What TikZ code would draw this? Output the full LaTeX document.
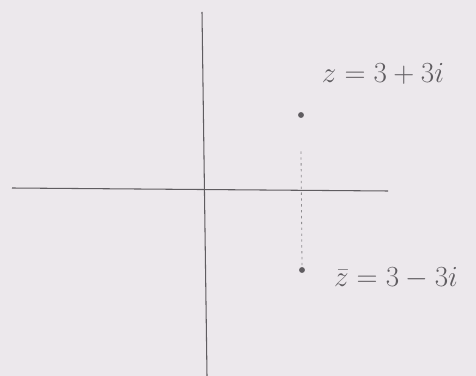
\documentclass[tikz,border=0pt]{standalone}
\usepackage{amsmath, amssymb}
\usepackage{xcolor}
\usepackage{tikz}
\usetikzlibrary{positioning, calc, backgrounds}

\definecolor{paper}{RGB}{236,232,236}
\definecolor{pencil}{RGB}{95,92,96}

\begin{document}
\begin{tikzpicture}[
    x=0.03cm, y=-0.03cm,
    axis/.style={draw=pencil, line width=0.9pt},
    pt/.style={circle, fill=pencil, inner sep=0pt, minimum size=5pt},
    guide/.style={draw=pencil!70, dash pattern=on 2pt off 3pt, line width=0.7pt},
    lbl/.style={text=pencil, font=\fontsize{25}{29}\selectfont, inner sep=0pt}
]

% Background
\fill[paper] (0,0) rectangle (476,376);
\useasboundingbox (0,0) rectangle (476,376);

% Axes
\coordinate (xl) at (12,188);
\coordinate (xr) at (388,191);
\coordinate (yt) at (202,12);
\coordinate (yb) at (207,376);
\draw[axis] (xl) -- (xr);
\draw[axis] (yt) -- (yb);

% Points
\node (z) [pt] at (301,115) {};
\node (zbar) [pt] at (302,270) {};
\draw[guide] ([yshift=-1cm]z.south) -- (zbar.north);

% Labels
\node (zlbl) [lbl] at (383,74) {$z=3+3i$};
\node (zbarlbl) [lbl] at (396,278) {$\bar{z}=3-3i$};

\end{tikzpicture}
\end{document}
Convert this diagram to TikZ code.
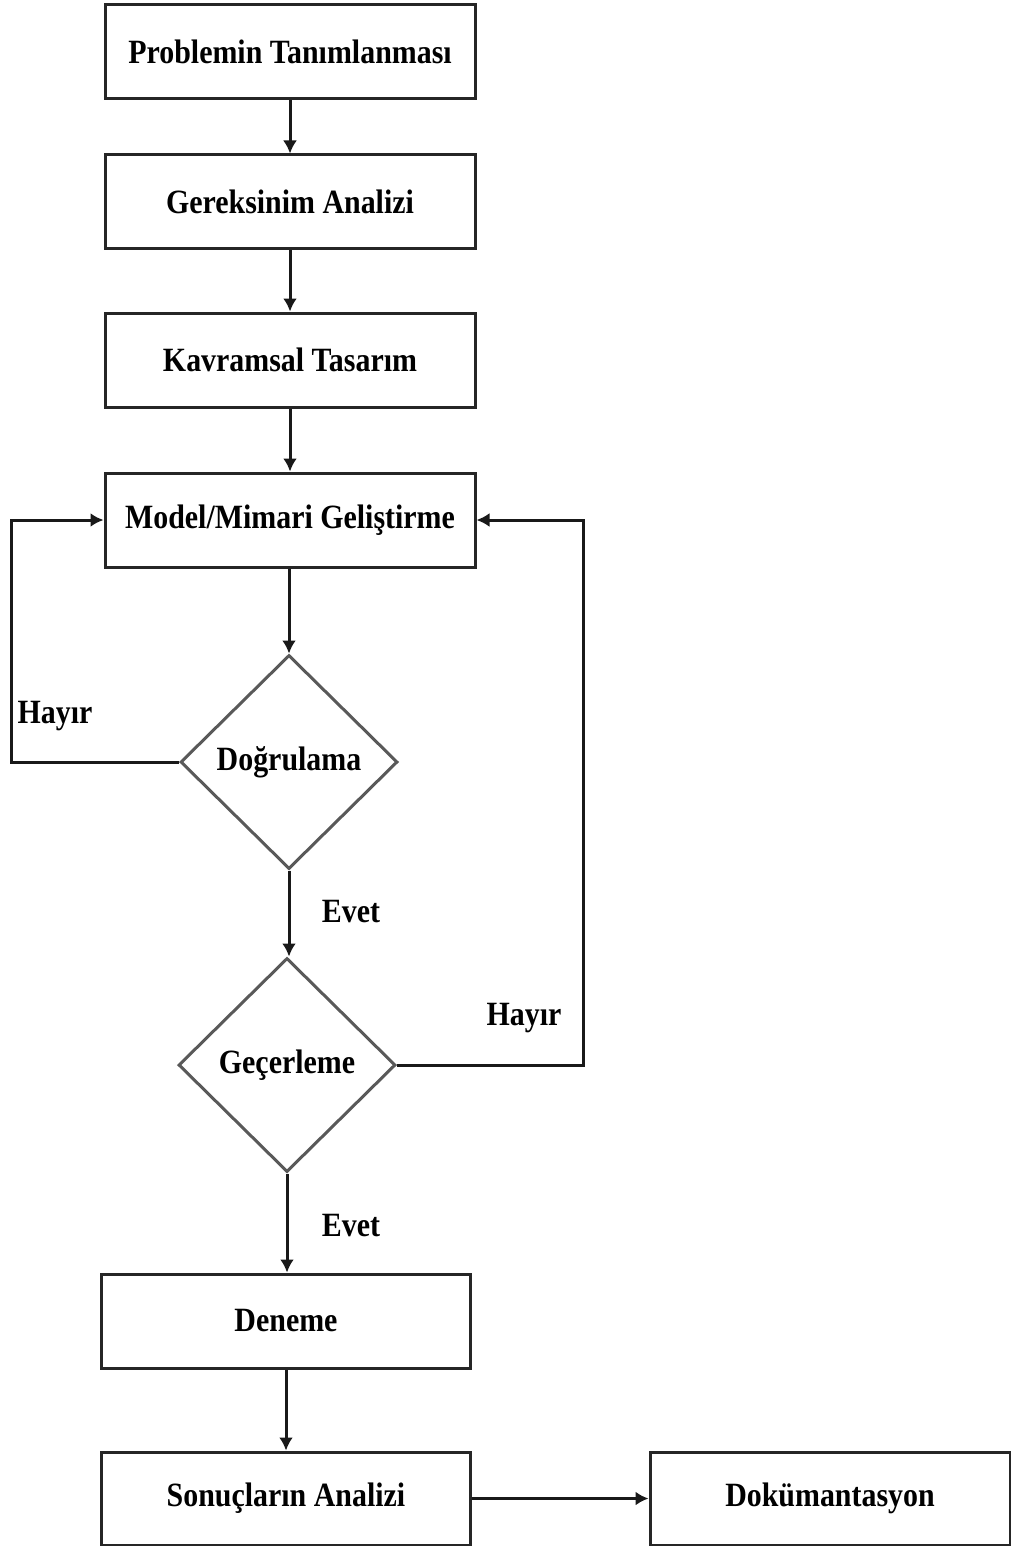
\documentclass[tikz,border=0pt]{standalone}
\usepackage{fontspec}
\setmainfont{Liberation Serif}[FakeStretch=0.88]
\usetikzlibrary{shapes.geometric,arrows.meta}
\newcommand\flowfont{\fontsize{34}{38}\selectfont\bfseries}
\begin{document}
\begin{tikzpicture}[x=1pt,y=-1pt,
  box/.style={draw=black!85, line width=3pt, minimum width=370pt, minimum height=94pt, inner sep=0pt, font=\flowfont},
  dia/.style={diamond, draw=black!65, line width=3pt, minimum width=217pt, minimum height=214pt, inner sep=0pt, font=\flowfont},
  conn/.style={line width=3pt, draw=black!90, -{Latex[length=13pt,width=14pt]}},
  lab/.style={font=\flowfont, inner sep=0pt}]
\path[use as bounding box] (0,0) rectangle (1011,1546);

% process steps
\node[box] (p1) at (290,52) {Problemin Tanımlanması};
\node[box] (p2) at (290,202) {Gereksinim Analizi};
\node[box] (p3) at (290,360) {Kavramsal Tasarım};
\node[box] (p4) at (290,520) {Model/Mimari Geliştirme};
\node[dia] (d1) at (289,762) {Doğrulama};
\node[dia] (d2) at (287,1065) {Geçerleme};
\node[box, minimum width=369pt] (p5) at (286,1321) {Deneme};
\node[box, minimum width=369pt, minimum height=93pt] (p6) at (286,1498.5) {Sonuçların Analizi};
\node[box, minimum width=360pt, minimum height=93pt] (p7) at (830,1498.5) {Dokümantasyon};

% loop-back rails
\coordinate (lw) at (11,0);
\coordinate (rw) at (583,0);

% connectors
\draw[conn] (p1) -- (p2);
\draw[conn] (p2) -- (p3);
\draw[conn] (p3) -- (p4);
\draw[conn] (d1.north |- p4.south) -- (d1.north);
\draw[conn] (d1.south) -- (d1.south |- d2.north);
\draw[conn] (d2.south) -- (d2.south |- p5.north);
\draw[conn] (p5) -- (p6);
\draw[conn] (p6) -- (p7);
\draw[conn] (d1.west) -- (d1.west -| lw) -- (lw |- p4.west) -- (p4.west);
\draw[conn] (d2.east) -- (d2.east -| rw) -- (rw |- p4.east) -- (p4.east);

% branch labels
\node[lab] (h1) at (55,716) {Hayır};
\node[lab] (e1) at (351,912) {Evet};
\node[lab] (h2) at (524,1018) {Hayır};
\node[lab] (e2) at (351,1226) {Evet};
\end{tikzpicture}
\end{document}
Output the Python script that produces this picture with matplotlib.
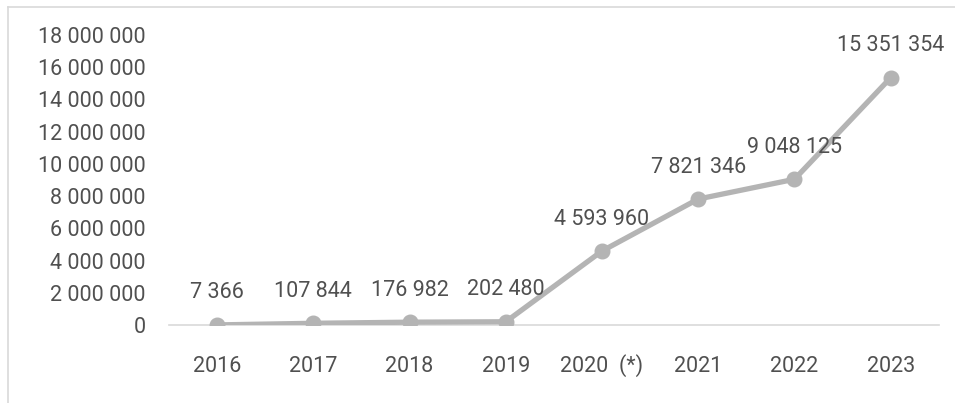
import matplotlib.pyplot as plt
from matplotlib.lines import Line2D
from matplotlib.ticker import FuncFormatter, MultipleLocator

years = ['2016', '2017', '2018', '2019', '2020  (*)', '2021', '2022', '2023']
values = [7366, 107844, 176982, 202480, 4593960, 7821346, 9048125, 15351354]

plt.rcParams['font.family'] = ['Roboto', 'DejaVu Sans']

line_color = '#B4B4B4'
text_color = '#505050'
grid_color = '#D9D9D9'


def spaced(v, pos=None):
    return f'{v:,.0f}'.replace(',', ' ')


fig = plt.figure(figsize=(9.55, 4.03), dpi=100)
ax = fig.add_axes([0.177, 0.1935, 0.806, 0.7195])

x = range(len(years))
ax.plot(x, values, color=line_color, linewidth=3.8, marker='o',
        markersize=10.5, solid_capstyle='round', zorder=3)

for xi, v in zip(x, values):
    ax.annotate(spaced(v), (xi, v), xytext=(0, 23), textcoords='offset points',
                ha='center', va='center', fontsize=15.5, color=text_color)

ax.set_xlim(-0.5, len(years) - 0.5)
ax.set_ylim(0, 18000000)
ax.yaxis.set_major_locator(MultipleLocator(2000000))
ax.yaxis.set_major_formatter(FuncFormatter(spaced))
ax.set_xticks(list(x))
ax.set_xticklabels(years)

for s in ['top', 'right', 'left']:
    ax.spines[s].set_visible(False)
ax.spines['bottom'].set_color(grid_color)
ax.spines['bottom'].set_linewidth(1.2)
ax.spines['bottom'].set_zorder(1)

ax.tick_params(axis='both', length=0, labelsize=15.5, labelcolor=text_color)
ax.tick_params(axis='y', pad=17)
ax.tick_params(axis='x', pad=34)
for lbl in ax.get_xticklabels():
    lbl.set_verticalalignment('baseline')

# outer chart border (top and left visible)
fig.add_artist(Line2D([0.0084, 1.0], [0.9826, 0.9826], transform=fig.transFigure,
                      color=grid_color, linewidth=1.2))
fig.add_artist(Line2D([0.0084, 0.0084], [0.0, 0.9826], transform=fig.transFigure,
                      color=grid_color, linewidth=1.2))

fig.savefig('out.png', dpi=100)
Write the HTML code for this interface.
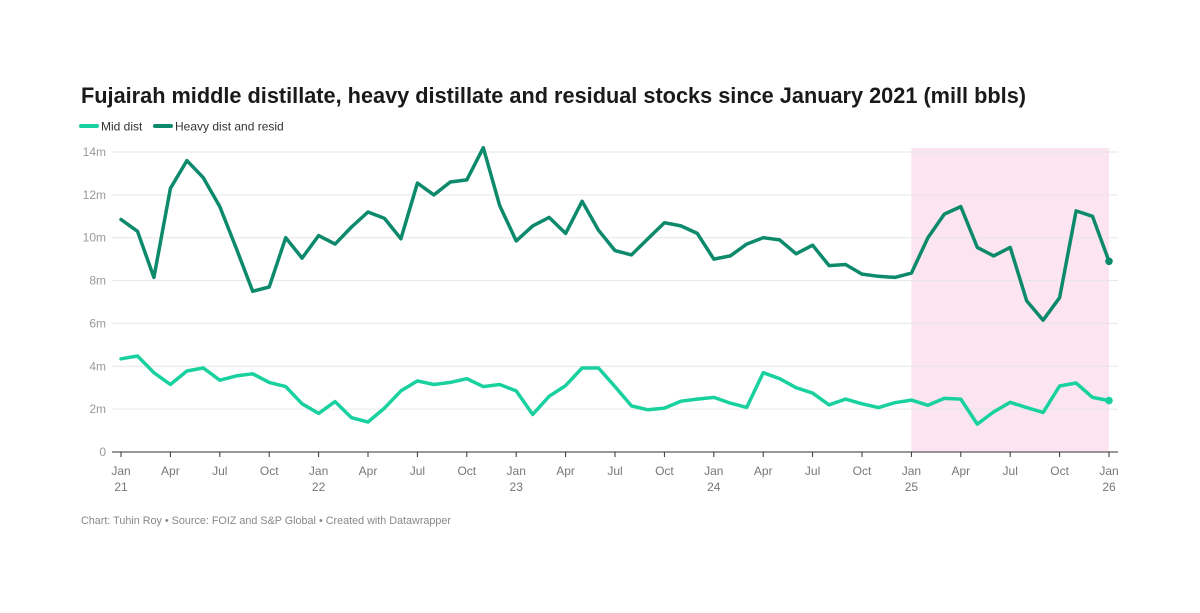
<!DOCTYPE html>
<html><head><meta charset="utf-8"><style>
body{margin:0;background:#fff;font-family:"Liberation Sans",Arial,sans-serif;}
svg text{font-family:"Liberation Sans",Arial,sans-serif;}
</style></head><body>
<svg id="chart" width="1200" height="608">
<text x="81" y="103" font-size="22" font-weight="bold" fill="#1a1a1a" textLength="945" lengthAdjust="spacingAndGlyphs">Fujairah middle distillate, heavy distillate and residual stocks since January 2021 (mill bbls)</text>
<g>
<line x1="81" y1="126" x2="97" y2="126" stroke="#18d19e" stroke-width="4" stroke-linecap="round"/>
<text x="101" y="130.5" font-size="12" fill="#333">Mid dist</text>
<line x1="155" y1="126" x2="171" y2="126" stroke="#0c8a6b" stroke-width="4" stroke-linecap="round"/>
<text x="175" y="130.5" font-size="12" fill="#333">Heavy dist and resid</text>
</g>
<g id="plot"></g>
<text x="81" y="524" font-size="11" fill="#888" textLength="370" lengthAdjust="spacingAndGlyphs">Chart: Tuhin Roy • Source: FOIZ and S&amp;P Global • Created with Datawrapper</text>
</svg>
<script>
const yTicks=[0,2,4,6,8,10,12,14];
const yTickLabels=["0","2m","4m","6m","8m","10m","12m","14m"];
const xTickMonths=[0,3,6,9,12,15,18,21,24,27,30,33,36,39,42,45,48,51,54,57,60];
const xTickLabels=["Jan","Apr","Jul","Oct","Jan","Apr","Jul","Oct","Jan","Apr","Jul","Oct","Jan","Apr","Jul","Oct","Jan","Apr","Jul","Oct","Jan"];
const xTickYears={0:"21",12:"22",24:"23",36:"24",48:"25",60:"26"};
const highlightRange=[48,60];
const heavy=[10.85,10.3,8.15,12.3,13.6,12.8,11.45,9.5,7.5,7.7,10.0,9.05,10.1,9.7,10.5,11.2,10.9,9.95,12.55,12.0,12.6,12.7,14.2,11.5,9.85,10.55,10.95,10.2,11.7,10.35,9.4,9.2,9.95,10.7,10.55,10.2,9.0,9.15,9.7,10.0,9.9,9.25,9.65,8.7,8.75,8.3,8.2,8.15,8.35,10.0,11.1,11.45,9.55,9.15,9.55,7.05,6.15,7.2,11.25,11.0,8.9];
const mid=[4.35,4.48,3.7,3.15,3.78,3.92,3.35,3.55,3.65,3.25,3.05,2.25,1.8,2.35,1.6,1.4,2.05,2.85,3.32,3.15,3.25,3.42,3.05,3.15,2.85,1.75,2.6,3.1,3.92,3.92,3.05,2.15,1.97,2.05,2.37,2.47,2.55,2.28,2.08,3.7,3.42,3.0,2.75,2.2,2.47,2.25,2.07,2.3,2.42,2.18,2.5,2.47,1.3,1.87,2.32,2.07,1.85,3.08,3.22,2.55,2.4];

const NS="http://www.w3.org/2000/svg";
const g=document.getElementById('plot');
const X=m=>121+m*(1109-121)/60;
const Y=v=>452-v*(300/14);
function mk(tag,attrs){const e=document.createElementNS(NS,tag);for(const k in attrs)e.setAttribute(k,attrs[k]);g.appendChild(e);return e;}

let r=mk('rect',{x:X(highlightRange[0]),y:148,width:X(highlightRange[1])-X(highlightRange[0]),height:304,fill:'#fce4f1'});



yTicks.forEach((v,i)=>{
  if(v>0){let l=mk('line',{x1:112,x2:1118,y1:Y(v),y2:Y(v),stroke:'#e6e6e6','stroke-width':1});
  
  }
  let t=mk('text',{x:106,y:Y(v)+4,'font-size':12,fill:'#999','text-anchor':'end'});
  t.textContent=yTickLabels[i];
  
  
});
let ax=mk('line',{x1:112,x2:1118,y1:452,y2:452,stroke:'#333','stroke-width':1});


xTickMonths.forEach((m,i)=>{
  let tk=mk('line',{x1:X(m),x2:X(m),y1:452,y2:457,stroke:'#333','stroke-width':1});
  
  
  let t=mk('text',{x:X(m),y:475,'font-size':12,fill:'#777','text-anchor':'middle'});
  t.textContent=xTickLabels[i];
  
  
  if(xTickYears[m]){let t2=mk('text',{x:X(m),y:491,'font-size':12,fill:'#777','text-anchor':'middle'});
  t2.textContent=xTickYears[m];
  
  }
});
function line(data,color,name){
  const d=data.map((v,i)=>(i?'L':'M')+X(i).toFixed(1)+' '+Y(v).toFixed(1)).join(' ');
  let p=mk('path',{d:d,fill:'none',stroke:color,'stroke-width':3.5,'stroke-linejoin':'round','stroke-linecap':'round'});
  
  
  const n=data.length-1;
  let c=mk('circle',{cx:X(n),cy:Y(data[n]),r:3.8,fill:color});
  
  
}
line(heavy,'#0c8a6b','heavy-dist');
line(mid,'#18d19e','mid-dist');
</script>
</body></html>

□ □ □ □ □

| Exercise goal |
Extract, without any images, the part of the material above that opens with the line containing "Output the Python" and closes with the line containing "grid_color = '#D9D9D9'", both lines included.

| Exercise result |
Output the Python script that produces this picture with matplotlib.
import matplotlib.pyplot as plt
from matplotlib.lines import Line2D
from matplotlib.ticker import FuncFormatter, MultipleLocator

years = ['2016', '2017', '2018', '2019', '2020  (*)', '2021', '2022', '2023']
values = [7366, 107844, 176982, 202480, 4593960, 7821346, 9048125, 15351354]

plt.rcParams['font.family'] = ['Roboto', 'DejaVu Sans']

line_color = '#B4B4B4'
text_color = '#505050'
grid_color = '#D9D9D9'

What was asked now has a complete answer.